I brace myself whenever I see stories of sports mega-stars getting signed to big mega-deals for inevitable flood by internet trolls and uncreative sportswriters of pro-boss, pro-owner critiques of athlete greed. Let’s be clear, criticizing pro athletes for signing big contracts is backwards and un-progressive. There’s an insidious subtext that demonizes pro athletes while upholding the interest of owners that is frankly, wack.
Case in point, today Kobe Bryant signed a $48.5 million, two-year deal with the Lakers, ensuring that he’ll be ending his career as a Laker, and providing great hater fodder: How dare he take such a huge deal! This ruins the Lakers’ cap space! He’s not even worth it! Why didn’t he take less money so the Lakers could build a championship?!
Twitter was on fire with along two predictable axes. Kobe haters lined up to point out that Kobe was being incredibly selfish (even greedy if you will!) and ruining the Lakers’ chances at winning anything, evar. Of course, Kobe and Friends responded with a straight up denial of reality, that the Lakers are more poised than ever to gut its team to lure another max contract star and win again.
I will be upfront, at Picked Last is largely full of Laker and Kobe partisans, in fact, I’m sure it’s one of our original points of unity. Kobe is a really easy target to hate on, but I will argue that in this case, this was the right deal. I will also set aside the question of “does the this make the Lakers better”, since that makes me sad right now.
The Lakers can afford it.
In 2011, the Lakers signed a $3 BILLION deal with Time Warner for a 20-year TV deal. Forbes valued the Lakers as the second most valuable franchise in the league, worth a nice round $1 billion. The NBA’s new collective bargaining agreement does penalize teams that overspend past it’s salary cap, but even the penalties is chump change compared to the $197 million in projected revenue for 2013.
Why should Kobe take less?
Sure, there are many examples of players who have agreed to play for less so their teams can build a winner. Some of them even seem to be nice people, like Tim Duncan (but there’s also jerks like Kevin Garnett). But let’s not valorize a player’s willingness to leave money on the table. This doesn’t make that person a better teammate or even a better person. That’s a logical leap that makes for fluff pieces about “good guys” and playing ball the “right way” but isn’t really about the economic relationships between players and their bosses. If anything, it obscures those relationships by reinforcing the norm that players should not be all about the benjamins when in fact sports is most definitely all about the benjamins.

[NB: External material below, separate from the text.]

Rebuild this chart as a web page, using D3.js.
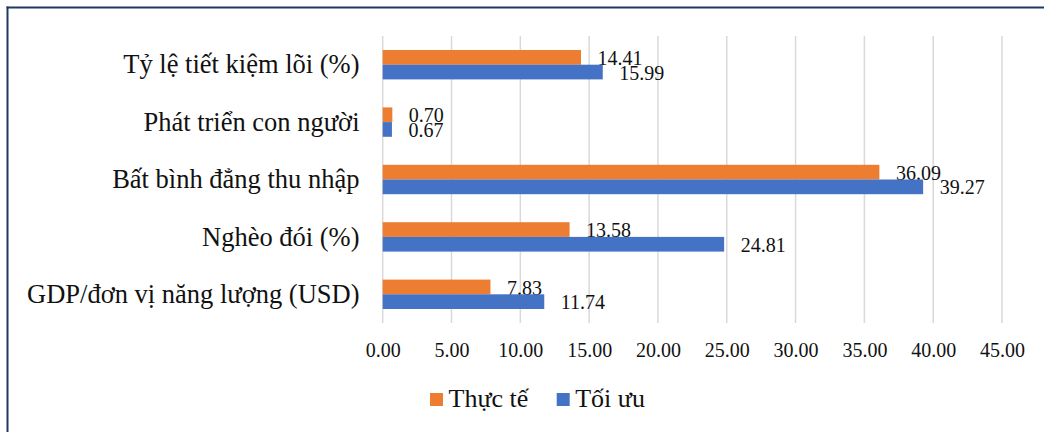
<!DOCTYPE html>
<html><head><meta charset="utf-8">
<script src="https://cdn.jsdelivr.net/npm/d3@7"></script>
<style>body{margin:0;background:#fff}svg{display:block}text{font-family:"Liberation Serif","Times New Roman",serif;fill:#111}</style>
</head><body>
<svg id="c" width="1044" height="432"></svg>
<script>
const categories = ["Tỷ lệ tiết kiệm lõi (%)", "Phát triển con người", "Bất bình đẳng thu nhập", "Nghèo đói (%)", "GDP/đơn vị năng lượng (USD)"];
const thucTe = [14.41, 0.70, 36.09, 13.58, 7.83];
const toiUu = [15.99, 0.67, 39.27, 24.81, 11.74];
const seriesNames = ["Thực tế", "Tối ưu"];
const tickValues = [0, 5, 10, 15, 20, 25, 30, 35, 40, 45];

const colors = ["#ED7D31", "#4472C4"];
const FONT = "'Liberation Serif','Times New Roman',serif";
const svg = d3.select("#c");

// frame lines
svg.append("line").attr("x1", 7.5).attr("x2", 7.5).attr("y1", 6.5).attr("y2", 432).attr("stroke", "#1F3864").attr("stroke-width", 2);
svg.append("line").attr("x1", 6.5).attr("x2", 1044).attr("y1", 7.5).attr("y2", 7.5).attr("stroke", "#1F3864").attr("stroke-width", 2);

const x = d3.scaleLinear().domain([0, 45]).range([382.7, 1002]);
const y = d3.scaleBand().domain(categories).range([36, 323]).paddingInner(0.488).paddingOuter(0.244);
const ys = d3.scaleBand().domain(seriesNames).range([0, y.bandwidth()]);

// gridlines
svg.append("g").selectAll("line").data(tickValues).join("line")
  .attr("x1", d => x(d)).attr("x2", d => x(d)).attr("y1", 36).attr("y2", 323)
  .attr("stroke", "#D9D9D9").attr("stroke-width", 1.5);

// axis tick labels
const xAxis = d3.axisBottom(x).tickValues(tickValues).tickFormat(d3.format(".2f")).tickSize(0).tickPadding(0);
const ax = svg.append("g").attr("transform", "translate(0,356.5)").call(xAxis);
ax.select(".domain").remove();
ax.selectAll("text").attr("dy", null).attr("y", 0).style("font-size", "20px").style("font-family", FONT).attr("fill", "#111");

const seriesData = [thucTe, toiUu];
seriesData.forEach((vals, si) => {
  const g = svg.append("g");
  g.selectAll("rect").data(vals).join("rect")
    .attr("x", x(0))
    .attr("y", (d, i) => y(categories[i]) + ys(seriesNames[si]))
    .attr("width", d => x(d) - x(0))
    .attr("height", ys.bandwidth())
    .attr("fill", colors[si]);
  g.selectAll("text").data(vals).join("text")
    .attr("x", d => x(d) + 16.5)
    .attr("y", (d, i) => y(categories[i]) + ys(seriesNames[si]) + ys.bandwidth() + 0.3)
    .style("font-size", "20px")
    .style("font-family", FONT)
    .text(d => d.toFixed(2));
});

// category labels
const yAxis = d3.axisLeft(y).tickSize(0).tickPadding(0);
const ay = svg.append("g").attr("transform", "translate(359.5,0)").call(yAxis);
ay.select(".domain").remove();
ay.selectAll("text").attr("dy", "0.33em").style("font-size", "26.5px").style("font-family", FONT).attr("fill", "#111");

// legend
const legX = [430, 556.7];
const leg = svg.append("g");
seriesNames.forEach((n, i) => {
  leg.append("rect").attr("x", legX[i]).attr("y", 393).attr("width", 13).attr("height", 13).attr("fill", colors[i]);
  leg.append("text").attr("x", legX[i] + 18.5).attr("y", 407).style("font-size", "26px").style("font-family", FONT).text(n);
});
</script>
</body></html>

NBA teams are making out like bandits – look at this chart on how underpaid LeBron James is. If players got paid what they really earned teams, they would be running the league. In fact, why aren’t they already just running the league? Side note, how crazy would it be if the NBA were a player owned cooperative. If my local bakery can run as a coop, really, so could pro sports.
Kobe is worth $48.5M because both Kobe and the Lakers think he’s worth $48.5M
Kobe Bryant signs a 2-year $48.5M contract extension today pic.twitter.com/7pYUUUuHXL
— Amazing Sports Pics (@AmazingSprtsPic) November 26, 2013
It takes two to sign a contract. This simple fact gets overlooked way too often by sports commentators. Especially with players who under perform their contracts, or when owners want to cry poverty when at the bargaining table with the union. This is not about Kobe being “greedy” and not when this was the Lakers’ offer. Its entirely unsurprising yet instructive that Kobe and the Lakers didn’t negotiate at all. And even if the Lakers didn’t offer Kobe the full extension, he should’ve asked for it anyway, given what he knows of the Lakers.
Again, this is about the Lakers as a franchise – they are wealthy enough that it doesn’t matter. But it’s also about the structure of the NBA. Sports is about competition, winners and losers, not fundamentally about parity between franchises or teams. The NBA needs franchises and players like the the Lakers and Kobe because not just because they’re loved or have fans, but because they can be deeply hated. This is something pro wrestling has down to science – it’s a about building up heels as much as it is heroes.
At the end of the day, Kobe getting paid $48.5 M matters because in this case, labor and management figured out a way to handle business and just move on with the work. This is in an age where management can seemly just back out of agreements because of a reading “mistake.”
Finally as Picked Last reader @lzlee pointed out, Kobe’s signing has a huge windfall for the state of California through the state income tax. If we apply the same formula used to calculate Kobe’s 2013-14 state income tax bill, it means $6.45M paid into California’s public schools, social services, and other infrastructure over the course of the two years. And thanks to California’s Millionaire’s Tax, Kobe will be paying into the top bracket of an revenue stream expected to generate between $6-9 billion a year. That’s not a bad take.